PROBLEM DETAILS >> Restate the whole of the material. Keep every word, and drop the pictures.

- - - -

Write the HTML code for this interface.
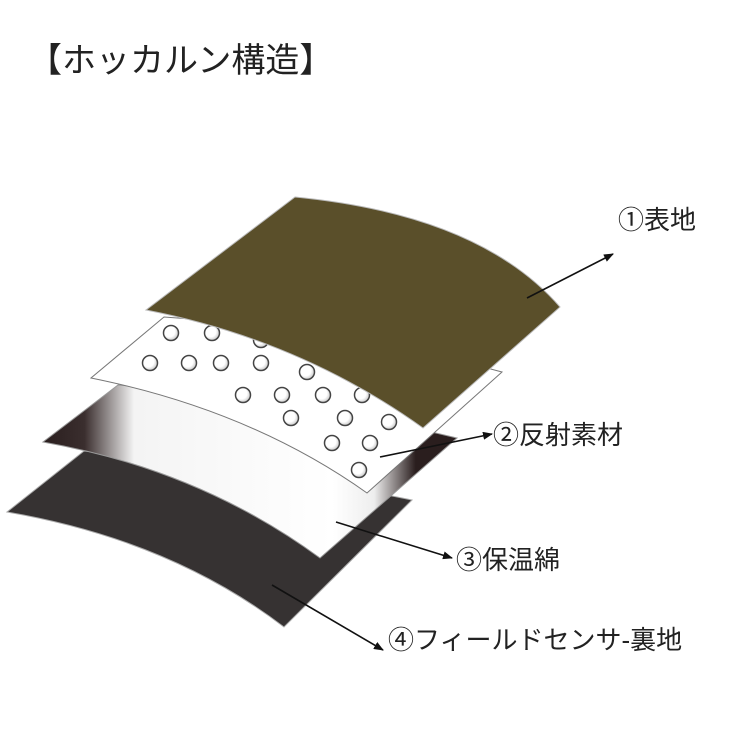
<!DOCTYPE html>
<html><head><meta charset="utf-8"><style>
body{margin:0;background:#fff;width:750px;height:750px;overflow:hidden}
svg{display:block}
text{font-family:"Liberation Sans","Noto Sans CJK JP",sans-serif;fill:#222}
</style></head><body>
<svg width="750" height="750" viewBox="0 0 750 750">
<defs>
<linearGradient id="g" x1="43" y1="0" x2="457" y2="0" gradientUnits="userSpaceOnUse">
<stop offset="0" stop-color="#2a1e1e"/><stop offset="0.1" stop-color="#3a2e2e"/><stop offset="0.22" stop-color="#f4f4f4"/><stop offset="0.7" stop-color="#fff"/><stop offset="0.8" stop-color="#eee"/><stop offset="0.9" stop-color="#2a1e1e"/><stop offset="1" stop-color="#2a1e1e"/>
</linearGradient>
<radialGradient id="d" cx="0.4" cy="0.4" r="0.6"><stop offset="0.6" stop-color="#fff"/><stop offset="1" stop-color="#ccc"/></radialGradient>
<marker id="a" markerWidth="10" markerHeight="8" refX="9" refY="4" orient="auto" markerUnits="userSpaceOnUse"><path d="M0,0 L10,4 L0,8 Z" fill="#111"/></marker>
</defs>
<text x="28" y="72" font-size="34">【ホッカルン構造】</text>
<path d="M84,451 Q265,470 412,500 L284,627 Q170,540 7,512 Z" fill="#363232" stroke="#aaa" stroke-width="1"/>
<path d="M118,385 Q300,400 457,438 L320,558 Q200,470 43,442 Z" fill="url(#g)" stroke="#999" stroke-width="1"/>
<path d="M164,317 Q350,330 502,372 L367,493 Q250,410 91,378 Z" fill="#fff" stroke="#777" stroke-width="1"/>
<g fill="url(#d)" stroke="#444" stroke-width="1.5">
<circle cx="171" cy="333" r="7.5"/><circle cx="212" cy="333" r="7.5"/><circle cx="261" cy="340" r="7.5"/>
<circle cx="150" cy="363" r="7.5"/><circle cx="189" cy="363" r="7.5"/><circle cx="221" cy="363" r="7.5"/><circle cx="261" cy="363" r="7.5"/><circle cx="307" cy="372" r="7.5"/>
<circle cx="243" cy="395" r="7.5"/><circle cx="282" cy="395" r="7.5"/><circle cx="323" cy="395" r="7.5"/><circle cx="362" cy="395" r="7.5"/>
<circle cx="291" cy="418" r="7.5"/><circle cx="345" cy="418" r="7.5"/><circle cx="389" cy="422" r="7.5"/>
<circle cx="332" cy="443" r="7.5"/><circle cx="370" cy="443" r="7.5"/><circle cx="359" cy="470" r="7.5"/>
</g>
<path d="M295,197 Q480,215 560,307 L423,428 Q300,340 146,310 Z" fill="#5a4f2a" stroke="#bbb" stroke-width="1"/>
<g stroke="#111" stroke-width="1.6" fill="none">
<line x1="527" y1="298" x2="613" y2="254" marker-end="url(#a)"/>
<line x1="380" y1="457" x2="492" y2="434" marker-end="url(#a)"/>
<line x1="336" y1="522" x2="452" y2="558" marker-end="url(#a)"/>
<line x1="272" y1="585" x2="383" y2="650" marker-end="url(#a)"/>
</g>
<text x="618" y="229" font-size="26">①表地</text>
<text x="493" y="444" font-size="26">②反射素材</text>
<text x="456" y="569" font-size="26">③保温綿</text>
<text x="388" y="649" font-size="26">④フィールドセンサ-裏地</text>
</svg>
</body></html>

- - - -

EXERCISE SOLUTION >>
Write the HTML code for this interface.
<!DOCTYPE html>
<html><head><meta charset="utf-8"><style>
body{margin:0;background:#fff;width:750px;height:750px;overflow:hidden}
svg{display:block}
text{font-family:"Liberation Sans","Noto Sans CJK JP",sans-serif;fill:#222}
</style></head><body>
<svg width="750" height="750" viewBox="0 0 750 750">
<defs>
<linearGradient id="g" x1="43" y1="0" x2="457" y2="0" gradientUnits="userSpaceOnUse">
<stop offset="0" stop-color="#2a1e1e"/><stop offset="0.1" stop-color="#3a2e2e"/><stop offset="0.22" stop-color="#f4f4f4"/><stop offset="0.7" stop-color="#fff"/><stop offset="0.8" stop-color="#eee"/><stop offset="0.9" stop-color="#2a1e1e"/><stop offset="1" stop-color="#2a1e1e"/>
</linearGradient>
<radialGradient id="d" cx="0.4" cy="0.4" r="0.6"><stop offset="0.6" stop-color="#fff"/><stop offset="1" stop-color="#ccc"/></radialGradient>
<marker id="a" markerWidth="10" markerHeight="8" refX="9" refY="4" orient="auto" markerUnits="userSpaceOnUse"><path d="M0,0 L10,4 L0,8 Z" fill="#111"/></marker>
</defs>
<text x="28" y="72" font-size="34">【ホッカルン構造】</text>
<path d="M84,451 Q265,470 412,500 L284,627 Q170,540 7,512 Z" fill="#363232" stroke="#aaa" stroke-width="1"/>
<path d="M118,385 Q300,400 457,438 L320,558 Q200,470 43,442 Z" fill="url(#g)" stroke="#999" stroke-width="1"/>
<path d="M164,317 Q350,330 502,372 L367,493 Q250,410 91,378 Z" fill="#fff" stroke="#777" stroke-width="1"/>
<g fill="url(#d)" stroke="#444" stroke-width="1.5">
<circle cx="171" cy="333" r="7.5"/><circle cx="212" cy="333" r="7.5"/><circle cx="261" cy="340" r="7.5"/>
<circle cx="150" cy="363" r="7.5"/><circle cx="189" cy="363" r="7.5"/><circle cx="221" cy="363" r="7.5"/><circle cx="261" cy="363" r="7.5"/><circle cx="307" cy="372" r="7.5"/>
<circle cx="243" cy="395" r="7.5"/><circle cx="282" cy="395" r="7.5"/><circle cx="323" cy="395" r="7.5"/><circle cx="362" cy="395" r="7.5"/>
<circle cx="291" cy="418" r="7.5"/><circle cx="345" cy="418" r="7.5"/><circle cx="389" cy="422" r="7.5"/>
<circle cx="332" cy="443" r="7.5"/><circle cx="370" cy="443" r="7.5"/><circle cx="359" cy="470" r="7.5"/>
</g>
<path d="M295,197 Q480,215 560,307 L423,428 Q300,340 146,310 Z" fill="#5a4f2a" stroke="#bbb" stroke-width="1"/>
<g stroke="#111" stroke-width="1.6" fill="none">
<line x1="527" y1="298" x2="613" y2="254" marker-end="url(#a)"/>
<line x1="380" y1="457" x2="492" y2="434" marker-end="url(#a)"/>
<line x1="336" y1="522" x2="452" y2="558" marker-end="url(#a)"/>
<line x1="272" y1="585" x2="383" y2="650" marker-end="url(#a)"/>
</g>
<text x="618" y="229" font-size="26">①表地</text>
<text x="493" y="444" font-size="26">②反射素材</text>
<text x="456" y="569" font-size="26">③保温綿</text>
<text x="388" y="649" font-size="26">④フィールドセンサ-裏地</text>
</svg>
</body></html>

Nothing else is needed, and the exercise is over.